* _Requirements_:
Only the lines from the top of the listing below to the line that has "(5,350) -- (1258,350);" should be echoed, with both ends kept and pictures left out.

* _Supplied material_:
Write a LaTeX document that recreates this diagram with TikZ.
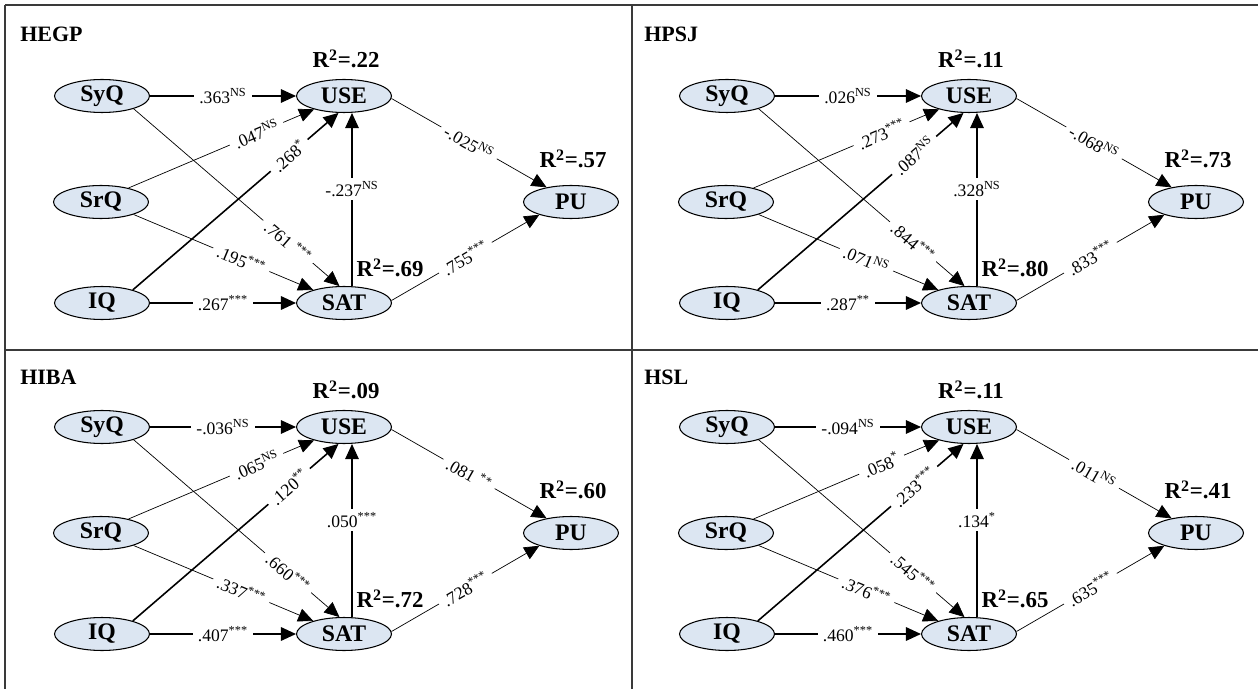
\documentclass[tikz,border=0pt]{standalone}
\usepackage{fontspec}
\setmainfont{Liberation Serif}
\usepackage{tikz}
\usetikzlibrary{arrows.meta,shapes.geometric}
\definecolor{latentfill}{HTML}{DCE6F2}
\definecolor{framegray}{HTML}{3A3A3A}

\tikzset{
  latent/.style={ellipse,draw=black,line width=0.6pt,fill=latentfill,
                 minimum width=1.9cm,minimum height=0.66cm,inner sep=0pt,
                 font=\fontsize{13.5}{15}\selectfont\bfseries},
  path thin/.style={-{Triangle[length=0.3cm,width=0.27cm]},line width=0.4pt},
  path mid/.style={-{Triangle[length=0.3cm,width=0.27cm]},line width=0.6pt},
  path thick/.style={-{Triangle[length=0.3cm,width=0.27cm]},line width=0.9pt},
  coef/.style={fill=white,inner xsep=3pt,inner ysep=2pt,font=\fontsize{10}{11}\selectfont},
  rsq/.style={font=\fontsize{13}{15}\selectfont\bfseries},
  paneltitle/.style={anchor=west,inner sep=0pt,font=\fontsize{12.5}{14}\selectfont\bfseries},
  frameline/.style={draw=framegray,line width=0.75pt}
}

\newcommand{\semmodel}[9]{%
  \node[latent] (SyQ) at (102,96) {SyQ};
  \node[latent] (SrQ) at (101,202) {SrQ};
  \node[latent] (IQ) at (102,303) {IQ};
  \node[latent] (USE) at (344,96) {USE};
  \node[latent] (SAT) at (344,303) {SAT};
  \node[latent] (PU) at (571,202) {PU};
  \draw[path mid] (SyQ) -- node[coef]{#1} (USE);
  \draw[path thin] (SrQ.27) -- node[coef,sloped,pos=0.69]{#2} (USE.204);
  \draw[path thick] (IQ.23) -- node[coef,sloped,pos=0.76]{#3} (USE.252);
  \draw[path thin] (SyQ.-22) -- node[coef,sloped,pos=0.75]{#4} (SAT.105);
  \draw[path thin] (SrQ.-21) -- node[coef,sloped,pos=0.6]{#5} (SAT.157);
  \draw[path thick] (IQ) -- node[coef]{#6} (SAT);
  \draw[path mid] ([xshift=0.16cm]SAT.north) -- node[coef,pos=0.56]{#7} ([xshift=0.16cm]USE.south);
  \draw[path thin] (USE.-3) -- node[coef,sloped]{#8} (PU.149);
  \draw[path thin] (SAT.3) -- node[coef,sloped]{#9} (PU.202);
}

\begin{document}
\begin{tikzpicture}[x=0.02cm,y=-0.02cm]
  \useasboundingbox (0,0) rectangle (1258,689);
  \draw[frameline] (5,5) -- (1258,5);
  \draw[frameline] (5,5) -- (5,689);
  \draw[frameline] (632,5) -- (632,689);
  \draw[frameline] (5,350) -- (1258,350);

  \node[paneltitle] (hegp) at (20,34) {HEGP};
  \node[paneltitle] (hpsj) at (644,34) {HPSJ};
  \node[paneltitle] (hiba) at (20,377) {HIBA};
  \node[paneltitle] (hsl) at (644,377) {HSL};

  \begin{scope}[name prefix=hegp-]
    \semmodel{.363\textsuperscript{NS}}{.047\textsuperscript{NS}}{.268\textsuperscript{*}}
             {.761 \textsuperscript{***}}{.195\textsuperscript{***}}{.267\textsuperscript{***}}
             {-.237\textsuperscript{NS}}{-.025\textsuperscript{NS}}{.755\textsuperscript{***}}
    \node[rsq] (r2use) at (346,59) {R\textsuperscript{2}=.22};
    \node[rsq] (r2pu) at (573,159) {R\textsuperscript{2}=.57};
    \node[rsq] (r2sat) at (390,268) {R\textsuperscript{2}=.69};
  \end{scope}

  \begin{scope}[shift={(625,0)},name prefix=hpsj-]
    \semmodel{.026\textsuperscript{NS}}{.273\textsuperscript{***}}{.087\textsuperscript{NS}}
             {.844\textsuperscript{***}}{.071\textsuperscript{NS}}{.287\textsuperscript{**}}
             {.328\textsuperscript{NS}}{-.068\textsuperscript{NS}}{.833\textsuperscript{***}}
    \node[rsq] (r2use) at (346,59) {R\textsuperscript{2}=.11};
    \node[rsq] (r2pu) at (573,159) {R\textsuperscript{2}=.73};
    \node[rsq] (r2sat) at (390,268) {R\textsuperscript{2}=.80};
  \end{scope}

  \begin{scope}[shift={(0,331)},name prefix=hiba-]
    \semmodel{-.036\textsuperscript{NS}}{.065\textsuperscript{NS}}{.120\textsuperscript{**}}
             {.660\textsuperscript{***}}{.337\textsuperscript{***}}{.407\textsuperscript{***}}
             {.050\textsuperscript{***}}{.081 \textsuperscript{**}}{.728\textsuperscript{***}}
    \node[rsq] (r2use) at (346,59) {R\textsuperscript{2}=.09};
    \node[rsq] (r2pu) at (573,159) {R\textsuperscript{2}=.60};
    \node[rsq] (r2sat) at (390,268) {R\textsuperscript{2}=.72};
  \end{scope}

  \begin{scope}[shift={(625,331)},name prefix=hsl-]
    \semmodel{-.094\textsuperscript{NS}}{.058\textsuperscript{*}}{.233\textsuperscript{***}}
             {.545\textsuperscript{***}}{.376\textsuperscript{***}}{.460\textsuperscript{***}}
             {.134\textsuperscript{*}}{.011\textsuperscript{NS}}{.635\textsuperscript{***}}
    \node[rsq] (r2use) at (346,59) {R\textsuperscript{2}=.11};
    \node[rsq] (r2pu) at (573,159) {R\textsuperscript{2}=.41};
    \node[rsq] (r2sat) at (390,268) {R\textsuperscript{2}=.65};
  \end{scope}
\end{tikzpicture}
\end{document}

* _Solved exercise_:
Write a LaTeX document that recreates this diagram with TikZ.
\documentclass[tikz,border=0pt]{standalone}
\usepackage{fontspec}
\setmainfont{Liberation Serif}
\usepackage{tikz}
\usetikzlibrary{arrows.meta,shapes.geometric}
\definecolor{latentfill}{HTML}{DCE6F2}
\definecolor{framegray}{HTML}{3A3A3A}

\tikzset{
  latent/.style={ellipse,draw=black,line width=0.6pt,fill=latentfill,
                 minimum width=1.9cm,minimum height=0.66cm,inner sep=0pt,
                 font=\fontsize{13.5}{15}\selectfont\bfseries},
  path thin/.style={-{Triangle[length=0.3cm,width=0.27cm]},line width=0.4pt},
  path mid/.style={-{Triangle[length=0.3cm,width=0.27cm]},line width=0.6pt},
  path thick/.style={-{Triangle[length=0.3cm,width=0.27cm]},line width=0.9pt},
  coef/.style={fill=white,inner xsep=3pt,inner ysep=2pt,font=\fontsize{10}{11}\selectfont},
  rsq/.style={font=\fontsize{13}{15}\selectfont\bfseries},
  paneltitle/.style={anchor=west,inner sep=0pt,font=\fontsize{12.5}{14}\selectfont\bfseries},
  frameline/.style={draw=framegray,line width=0.75pt}
}

\newcommand{\semmodel}[9]{%
  \node[latent] (SyQ) at (102,96) {SyQ};
  \node[latent] (SrQ) at (101,202) {SrQ};
  \node[latent] (IQ) at (102,303) {IQ};
  \node[latent] (USE) at (344,96) {USE};
  \node[latent] (SAT) at (344,303) {SAT};
  \node[latent] (PU) at (571,202) {PU};
  \draw[path mid] (SyQ) -- node[coef]{#1} (USE);
  \draw[path thin] (SrQ.27) -- node[coef,sloped,pos=0.69]{#2} (USE.204);
  \draw[path thick] (IQ.23) -- node[coef,sloped,pos=0.76]{#3} (USE.252);
  \draw[path thin] (SyQ.-22) -- node[coef,sloped,pos=0.75]{#4} (SAT.105);
  \draw[path thin] (SrQ.-21) -- node[coef,sloped,pos=0.6]{#5} (SAT.157);
  \draw[path thick] (IQ) -- node[coef]{#6} (SAT);
  \draw[path mid] ([xshift=0.16cm]SAT.north) -- node[coef,pos=0.56]{#7} ([xshift=0.16cm]USE.south);
  \draw[path thin] (USE.-3) -- node[coef,sloped]{#8} (PU.149);
  \draw[path thin] (SAT.3) -- node[coef,sloped]{#9} (PU.202);
}

\begin{document}
\begin{tikzpicture}[x=0.02cm,y=-0.02cm]
  \useasboundingbox (0,0) rectangle (1258,689);
  \draw[frameline] (5,5) -- (1258,5);
  \draw[frameline] (5,5) -- (5,689);
  \draw[frameline] (632,5) -- (632,689);
  \draw[frameline] (5,350) -- (1258,350);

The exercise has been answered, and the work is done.